Being Autistic in a Neurotypical World
by guest author Sydney Cook on November 9, 2021
I am autistic. The details of the world stick out to me. I see individual blades of grass; I hear the rustling of leaves and the hum of electricity. My memories replay in my head like 4K video clips. I must make sense of them somehow, so I find patterns. I organize my thoughts like planets around stars. Form them into galaxies of possibility.
For me, school was . . . interesting. I was good at memorization, which teachers liked. My cognitive aptitude and preference for systematizing was enough to get by without much issue, in the academic sense at least. The galaxies inside my skull proved useful. I could string words together on a page and create things tantalizing to the imagination. But I could never let go of my projects and the things I created as easily as people wanted me to. “Resistant to change,” they call it.

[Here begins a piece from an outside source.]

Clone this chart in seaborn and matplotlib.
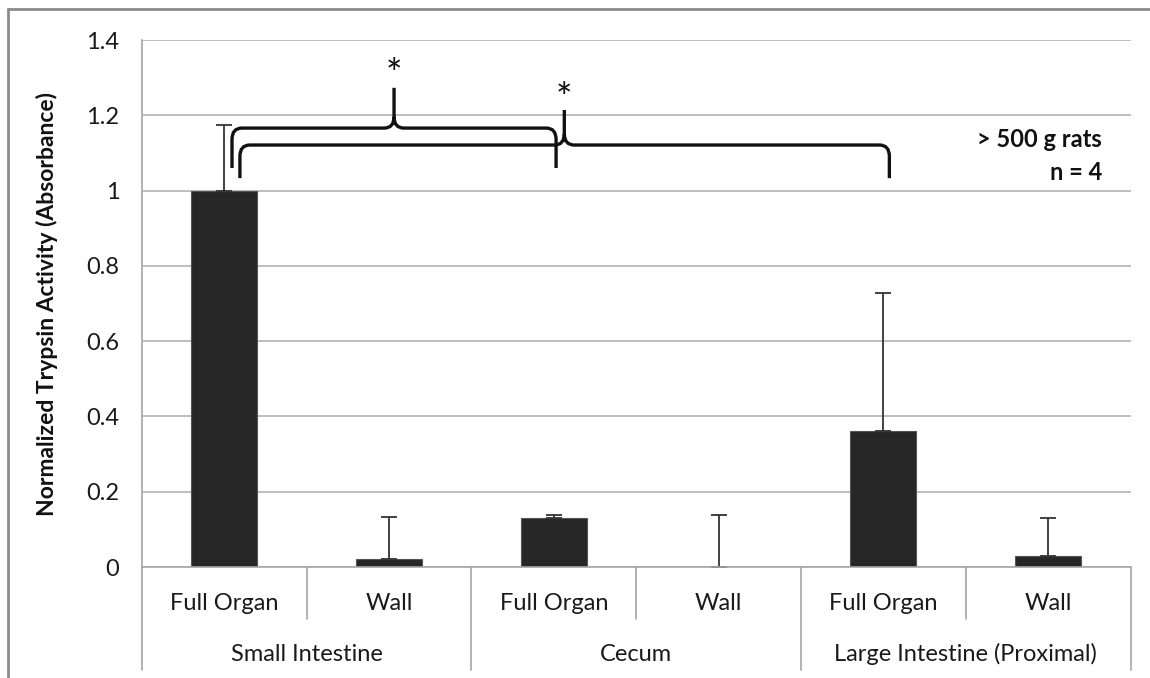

School was also a sensory nightmare that caused me to shut down, daily. I sat in little plastic chairs behind composite wood desks and froze, into a near catatonic state, floating in stress up to my ears. I swallowed enough stress so that I could breathe; it burned my esophagus and tied knots in my stomach. The pain made it so that I had to swallow tears, too. And for all of that, I was praised. Lauded. Called “a model student,” “a joy to have in class.” But my joy was nowhere to be found within the four walls of those classrooms, and more time I spent inside those rooms, the harder my joy was to find.
Sounds were a whole world unto their own. I could feel their textures vibrate through my being and rattle my teeth. Melodies washed over me like water and compelled my feet to move. I danced ballet avidly from ages 3 to 15. It was my escape. I took comfort in the structure of it all: the order and routines within class that never changed, and the formulaic nature of ballet choreography itself. The music and movement put me in a trance, euphoria. “Seeks vestibular and proprioceptive sensory input,” they call it. Ballet is a vicious environment. It hurt me in many ways, most of which I didn’t realize back when I was in the thick of it all. I only quit after my mom had been begging me to stop for years and a sharp decline in my mental health all but forced me to. I clung to ballet for dear life because for so many years it was my life. “Social naivety,” they call it.

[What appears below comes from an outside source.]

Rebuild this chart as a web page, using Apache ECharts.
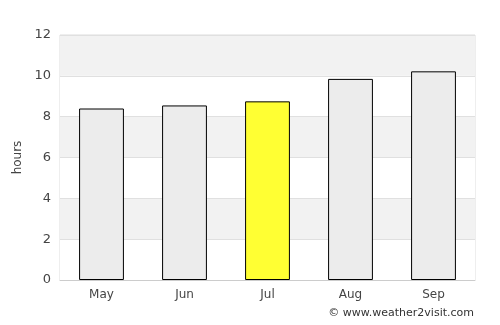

My life now is . . . interesting. I am twenty years old and trying to navigate life outside the confines of classrooms and ballet studios. I have explored the world outside of those spaces. I have explored who I am outside of those spaces. I have felt the shock of seeing for myself just how big the world is outside the bubble of one’s childhood existence, and I have pressed on. I have grappled with the trauma of autistic childhood, being placed in restrictive environments not designed for me, and tried to reconcile it with the freedom I have now. I’ve felt like I might crumble under the weight of it all, and I have pressed on.

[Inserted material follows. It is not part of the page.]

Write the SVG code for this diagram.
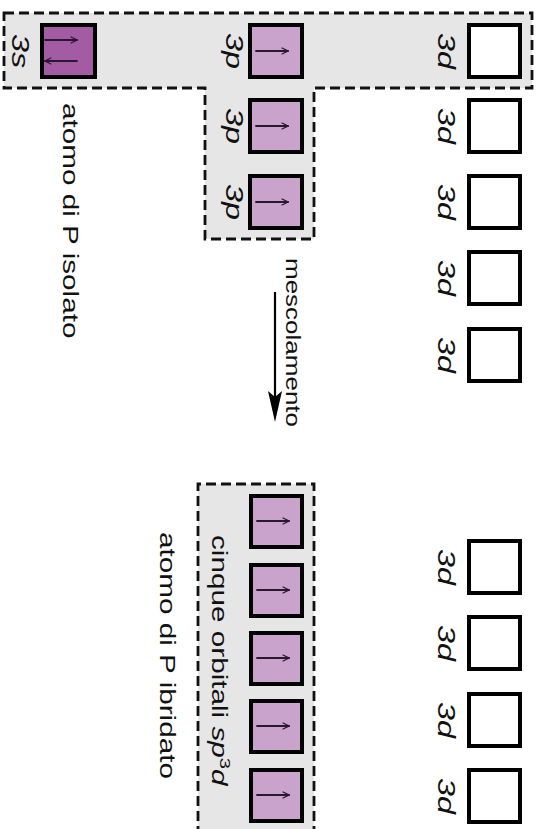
<svg xmlns="http://www.w3.org/2000/svg" width="539" height="829" viewBox="0 0 539 829">
<style>
.region{fill:#e6e6e6;stroke:#111;stroke-width:2.8;stroke-dasharray:10 5}
.box{stroke:#000;stroke-width:4}
.s{fill:#a35ca3}
.p{fill:#c9a3cc}
.d{fill:#fff}
.spin{stroke:#2a1830;stroke-width:1.8;fill:none;stroke-linecap:round;stroke-linejoin:round}
.lbl{font-family:"Liberation Sans",Arial,sans-serif;font-size:24px;font-style:italic;fill:#111}
.txt{font-family:"Liberation Sans",Arial,sans-serif;font-size:22px;fill:#111}
.it{font-style:italic}
</style>
<defs>
<marker id="sp" viewBox="0 0 10 10" refX="9" refY="5" markerWidth="8" markerHeight="8" markerUnits="userSpaceOnUse" orient="auto">
<path d="M1,1 L9,5 L1,9" fill="none" stroke="#2a1830" stroke-width="1.5"/>
</marker>
</defs>
<g id="region-isolated">
<path class="region" d="M4,13 H532 V88 H314 V239 H205 V88 H4 Z"/>
</g>
<g id="region-hybrid">
<path class="region" d="M198,836 V484 H314 V836"/>
</g>
<g id="node-3s">
<rect class="box s" x="42" y="25" width="53" height="52"/>
<line class="spin" x1="45" y1="40" x2="77" y2="40" marker-end="url(#sp)"/>
<line class="spin" x1="77" y1="61" x2="45" y2="61" marker-end="url(#sp)"/>
<text class="lbl" text-anchor="middle" transform="translate(12,51) rotate(90) scale(1.35,1)">3s</text>
</g>
<g id="node-3p-1">
<rect class="box p" x="250" y="25" width="52" height="52"/>
<line class="spin" x1="256" y1="51" x2="288" y2="51" marker-end="url(#sp)"/>
<text class="lbl" text-anchor="middle" transform="translate(226,51) rotate(90) scale(1.35,1)">3p</text>
</g>
<g id="node-3p-2">
<rect class="box p" x="250" y="100" width="52" height="52"/>
<line class="spin" x1="256" y1="126" x2="288" y2="126" marker-end="url(#sp)"/>
<text class="lbl" text-anchor="middle" transform="translate(226,126) rotate(90) scale(1.35,1)">3p</text>
</g>
<g id="node-3p-3">
<rect class="box p" x="250" y="176" width="52" height="52"/>
<line class="spin" x1="256" y1="202" x2="288" y2="202" marker-end="url(#sp)"/>
<text class="lbl" text-anchor="middle" transform="translate(226,202) rotate(90) scale(1.35,1)">3p</text>
</g>
<g id="node-3d-1">
<rect class="box d" x="469" y="25" width="51" height="52"/>
<text class="lbl" text-anchor="middle" transform="translate(438,51) rotate(90) scale(1.35,1)">3d</text>
</g>
<g id="node-3d-2">
<rect class="box d" x="469" y="100" width="51" height="52"/>
<text class="lbl" text-anchor="middle" transform="translate(438,126) rotate(90) scale(1.35,1)">3d</text>
</g>
<g id="node-3d-3">
<rect class="box d" x="469" y="176" width="51" height="52"/>
<text class="lbl" text-anchor="middle" transform="translate(438,202) rotate(90) scale(1.35,1)">3d</text>
</g>
<g id="node-3d-4">
<rect class="box d" x="469" y="252" width="51" height="52"/>
<text class="lbl" text-anchor="middle" transform="translate(438,278) rotate(90) scale(1.35,1)">3d</text>
</g>
<g id="node-3d-5">
<rect class="box d" x="469" y="329" width="51" height="52"/>
<text class="lbl" text-anchor="middle" transform="translate(438,355) rotate(90) scale(1.35,1)">3d</text>
</g>
<g id="label-isolated">
<text class="txt" transform="translate(63,103) rotate(90) scale(1.35,1)">atomo di P isolato</text>
</g>
<g id="node-sp3d-1">
<rect class="box p" x="251" y="496" width="51" height="51"/>
<line class="spin" x1="257" y1="521" x2="289" y2="521" marker-end="url(#sp)"/>
</g>
<g id="node-sp3d-2">
<rect class="box p" x="251" y="565" width="51" height="51"/>
<line class="spin" x1="257" y1="590" x2="289" y2="590" marker-end="url(#sp)"/>
</g>
<g id="node-sp3d-3">
<rect class="box p" x="251" y="633" width="51" height="51"/>
<line class="spin" x1="257" y1="658" x2="289" y2="658" marker-end="url(#sp)"/>
</g>
<g id="node-sp3d-4">
<rect class="box p" x="251" y="701" width="51" height="51"/>
<line class="spin" x1="257" y1="726" x2="289" y2="726" marker-end="url(#sp)"/>
</g>
<g id="node-sp3d-5">
<rect class="box p" x="251" y="770" width="51" height="51"/>
<line class="spin" x1="257" y1="795" x2="289" y2="795" marker-end="url(#sp)"/>
</g>
<g id="label-sp3d">
<text class="txt" transform="translate(212,535) rotate(90) scale(1.35,1)">cinque orbitali <tspan class="it">sp</tspan><tspan dy="-8" font-size="15">3</tspan><tspan class="it" dy="8">d</tspan></text>
</g>
<g id="node-3d-6">
<rect class="box d" x="469" y="541" width="51" height="52"/>
<text class="lbl" text-anchor="middle" transform="translate(438,567) rotate(90) scale(1.35,1)">3d</text>
</g>
<g id="node-3d-7">
<rect class="box d" x="469" y="617" width="51" height="52"/>
<text class="lbl" text-anchor="middle" transform="translate(438,643) rotate(90) scale(1.35,1)">3d</text>
</g>
<g id="node-3d-8">
<rect class="box d" x="469" y="694" width="51" height="52"/>
<text class="lbl" text-anchor="middle" transform="translate(438,720) rotate(90) scale(1.35,1)">3d</text>
</g>
<g id="node-3d-9">
<rect class="box d" x="469" y="770" width="51" height="52"/>
<text class="lbl" text-anchor="middle" transform="translate(438,796) rotate(90) scale(1.35,1)">3d</text>
</g>
<g id="label-hybrid">
<text class="txt" transform="translate(160,532) rotate(90) scale(1.35,1)">atomo di P ibridato</text>
</g>
<g id="connectors">
<line x1="275" y1="292" x2="275" y2="400" stroke="#000" stroke-width="2.2"/>
<path d="M275,422 L268,391 L275,397 L282,391 Z" fill="#000"/>
<text class="txt" style="font-size:20px" transform="translate(286,258) rotate(90) scale(1.3,1)">mescolamento</text>
</g>
</svg>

Being autistic in a neurotypical world is . . . interesting. The way that I move through the world is ‘normal’ to me. If ‘normal’ even exists anyway, but that’s a conversation for another day. The world has a special way of foisting its expectations onto you, many of them being arbitrary. There are always more, and they always change. Sometimes I slide through them. Sometimes they are like mountains to me, insurmountable. But I find another way. I press on. In my life I have carried invisible joys and invisible pain. I have worked hard to make them known in this society with its expectations that are not made for me. My autistic tenacity has been invaluable to me through all of it. No matter what comes, I press on.